Biography of John Williams Archbishop of York 1582-1650
John Evelyn's Diary 1654 August. 31 Aug 1654. Through part of Huntingdonshire, we passed that town, fair and ancient, a river running by it. The country about it so abounds in wheat that, when any King of England passes through it, they have a custom to meet him with a hundred plows.
This evening, to Cambridge; and went first to St. John's College, well built of brick, and library, which I think is the fairest of that University. One Mr. Benlowes has given it all the ornaments of pietra commessa, whereof a table and one piece of perspective is very fine; other trifles there also be of no great value, besides a vast old song-book, or Service, and some fair manuscripts. There hangs in the library the picture of John Williams, Archbishop of York, sometime Lord Keeper, my kinsman, and their great benefactor.
Trinity College is said by some to be the fairest quadrangle of any university in Europe; but in truth is far inferior to that of Christ Church, in Oxford; the hall is ample and of stone, the fountain in the quadrangle is graceful, the chapel and library fair. There they showed us the prophetic manuscript of the famous Grebner, but the passage and emblem which they would apply to our late King, is manifestly relating to the Swedish; in truth, it seems to be a mere fantastic rhapsody, however the title may bespeak strange revelations. There is an office in manuscript with fine miniatures, and some other antiquities, given by the Countess of Richmond, mother of Henry VIII, and the before-mentioned Archbishop Williams, when Bishop of Lincoln. The library is pretty well stored. The Greek Professor had me into another large quadrangle cloistered and well built, and gave us a handsome collation in his own chamber.

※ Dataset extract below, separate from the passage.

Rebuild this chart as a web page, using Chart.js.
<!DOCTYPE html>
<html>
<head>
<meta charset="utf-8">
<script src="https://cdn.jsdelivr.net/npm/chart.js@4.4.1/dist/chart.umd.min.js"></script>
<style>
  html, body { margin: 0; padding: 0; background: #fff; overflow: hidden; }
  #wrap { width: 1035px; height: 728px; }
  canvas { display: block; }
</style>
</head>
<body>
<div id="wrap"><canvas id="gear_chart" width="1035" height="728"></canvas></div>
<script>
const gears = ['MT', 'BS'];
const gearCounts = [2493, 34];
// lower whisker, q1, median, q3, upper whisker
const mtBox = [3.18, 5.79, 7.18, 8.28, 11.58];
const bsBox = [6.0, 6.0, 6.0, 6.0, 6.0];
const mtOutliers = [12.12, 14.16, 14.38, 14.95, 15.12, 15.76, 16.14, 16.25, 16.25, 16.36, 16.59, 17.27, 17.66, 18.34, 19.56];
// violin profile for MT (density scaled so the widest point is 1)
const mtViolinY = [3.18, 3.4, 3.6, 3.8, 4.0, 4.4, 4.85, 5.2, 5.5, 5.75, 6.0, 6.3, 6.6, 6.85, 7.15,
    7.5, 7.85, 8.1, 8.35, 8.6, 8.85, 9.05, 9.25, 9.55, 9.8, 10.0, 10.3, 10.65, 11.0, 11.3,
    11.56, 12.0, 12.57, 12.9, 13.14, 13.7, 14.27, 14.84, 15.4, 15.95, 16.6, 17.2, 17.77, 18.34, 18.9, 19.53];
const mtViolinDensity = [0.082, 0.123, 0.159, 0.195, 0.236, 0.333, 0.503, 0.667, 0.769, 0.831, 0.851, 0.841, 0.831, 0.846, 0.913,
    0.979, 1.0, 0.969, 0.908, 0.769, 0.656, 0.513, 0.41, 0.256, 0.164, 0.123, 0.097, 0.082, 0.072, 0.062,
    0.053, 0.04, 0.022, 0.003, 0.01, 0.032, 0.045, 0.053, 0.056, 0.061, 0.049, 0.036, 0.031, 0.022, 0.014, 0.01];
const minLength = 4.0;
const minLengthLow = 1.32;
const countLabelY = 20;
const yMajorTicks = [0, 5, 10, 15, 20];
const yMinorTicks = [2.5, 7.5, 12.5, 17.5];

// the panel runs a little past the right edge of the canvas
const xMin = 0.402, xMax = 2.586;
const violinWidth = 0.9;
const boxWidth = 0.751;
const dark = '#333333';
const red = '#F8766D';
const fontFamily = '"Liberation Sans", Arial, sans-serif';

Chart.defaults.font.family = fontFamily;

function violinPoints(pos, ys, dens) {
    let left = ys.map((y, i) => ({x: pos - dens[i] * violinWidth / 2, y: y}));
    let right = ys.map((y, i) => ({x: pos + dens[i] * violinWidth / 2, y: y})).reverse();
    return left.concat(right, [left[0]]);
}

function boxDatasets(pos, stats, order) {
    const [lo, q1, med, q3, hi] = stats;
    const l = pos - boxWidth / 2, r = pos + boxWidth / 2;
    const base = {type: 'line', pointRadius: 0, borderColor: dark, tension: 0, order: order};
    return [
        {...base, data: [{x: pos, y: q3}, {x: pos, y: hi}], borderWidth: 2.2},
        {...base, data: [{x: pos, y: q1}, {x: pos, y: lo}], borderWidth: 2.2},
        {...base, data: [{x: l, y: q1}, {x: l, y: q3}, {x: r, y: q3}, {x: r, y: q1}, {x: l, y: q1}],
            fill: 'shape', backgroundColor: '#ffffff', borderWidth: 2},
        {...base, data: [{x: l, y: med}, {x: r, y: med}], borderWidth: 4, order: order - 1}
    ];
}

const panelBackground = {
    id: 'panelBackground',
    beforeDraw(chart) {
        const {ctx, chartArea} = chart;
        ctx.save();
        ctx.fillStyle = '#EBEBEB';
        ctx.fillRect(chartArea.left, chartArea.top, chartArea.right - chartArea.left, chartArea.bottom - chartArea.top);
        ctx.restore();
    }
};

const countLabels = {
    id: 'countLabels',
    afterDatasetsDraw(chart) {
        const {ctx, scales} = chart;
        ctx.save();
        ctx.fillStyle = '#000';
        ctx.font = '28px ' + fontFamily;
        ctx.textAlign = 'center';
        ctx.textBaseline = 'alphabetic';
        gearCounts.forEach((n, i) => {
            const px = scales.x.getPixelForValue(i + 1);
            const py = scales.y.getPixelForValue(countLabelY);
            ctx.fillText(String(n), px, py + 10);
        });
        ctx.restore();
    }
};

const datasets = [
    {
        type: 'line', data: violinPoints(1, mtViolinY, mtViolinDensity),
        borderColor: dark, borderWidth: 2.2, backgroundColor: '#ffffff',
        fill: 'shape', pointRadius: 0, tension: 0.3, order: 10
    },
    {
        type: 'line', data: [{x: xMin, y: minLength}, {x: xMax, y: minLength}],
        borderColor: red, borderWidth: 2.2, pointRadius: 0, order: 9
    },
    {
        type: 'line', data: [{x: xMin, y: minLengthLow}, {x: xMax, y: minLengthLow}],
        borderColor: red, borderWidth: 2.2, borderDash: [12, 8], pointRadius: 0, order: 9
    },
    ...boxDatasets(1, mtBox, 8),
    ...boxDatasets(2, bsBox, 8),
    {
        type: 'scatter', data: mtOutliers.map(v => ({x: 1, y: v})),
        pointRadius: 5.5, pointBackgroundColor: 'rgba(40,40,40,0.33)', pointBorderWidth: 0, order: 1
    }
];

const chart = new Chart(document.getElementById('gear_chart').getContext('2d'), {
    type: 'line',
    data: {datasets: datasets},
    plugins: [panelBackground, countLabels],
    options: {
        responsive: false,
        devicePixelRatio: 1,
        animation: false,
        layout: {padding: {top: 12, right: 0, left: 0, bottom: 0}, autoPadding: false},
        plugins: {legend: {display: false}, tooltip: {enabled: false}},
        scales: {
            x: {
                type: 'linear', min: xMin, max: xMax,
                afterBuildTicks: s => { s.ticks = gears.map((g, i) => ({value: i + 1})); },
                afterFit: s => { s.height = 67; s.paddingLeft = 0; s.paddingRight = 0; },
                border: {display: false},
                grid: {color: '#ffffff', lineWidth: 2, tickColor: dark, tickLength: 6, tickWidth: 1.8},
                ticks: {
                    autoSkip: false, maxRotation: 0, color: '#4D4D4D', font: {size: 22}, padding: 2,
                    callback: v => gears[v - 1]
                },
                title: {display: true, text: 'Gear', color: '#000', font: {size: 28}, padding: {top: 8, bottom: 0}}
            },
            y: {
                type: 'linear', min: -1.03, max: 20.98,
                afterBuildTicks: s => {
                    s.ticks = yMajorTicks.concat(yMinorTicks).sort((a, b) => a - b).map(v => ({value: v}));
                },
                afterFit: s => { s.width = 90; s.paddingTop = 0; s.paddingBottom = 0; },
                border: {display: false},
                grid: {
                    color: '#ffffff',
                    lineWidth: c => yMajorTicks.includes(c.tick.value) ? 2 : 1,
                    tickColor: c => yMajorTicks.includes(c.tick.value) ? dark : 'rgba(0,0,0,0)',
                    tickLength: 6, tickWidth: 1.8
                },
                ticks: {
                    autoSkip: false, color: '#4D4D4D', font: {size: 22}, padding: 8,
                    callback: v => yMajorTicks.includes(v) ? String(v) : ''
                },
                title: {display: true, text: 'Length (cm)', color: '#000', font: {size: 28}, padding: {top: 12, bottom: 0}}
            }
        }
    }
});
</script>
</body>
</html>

Thence to Caius, and afterward to King's College, where I found the chapel altogether answered expectation, especially the roof, all of stone, which for the flatness of its laying and carving may, I conceive, vie with any in Christendom. The contignation of the roof (which I went upon), weight, and artificial joining of the stones is admirable. The lights are also very fair. In one aisle lies the famous Dr. Collins, so celebrated for his fluency in the Latin tongue. From this roof we could descry Ely, and the encampment of Sturbridge fair now beginning to set up their tents and booths; also Royston, Newmarket, etc., houses belonging to the King. The library is too narrow.
Clare-Hall is of a new and noble design, but not finished.
Peter-House, formerly under the government of my worthy friend, Dr. Joseph Cosin (59) [Note. Joseph appears to be a mistake for John?], Dean of Peterborough; a pretty neat college, having a delicate chapel. Next to Sidney, a fine college.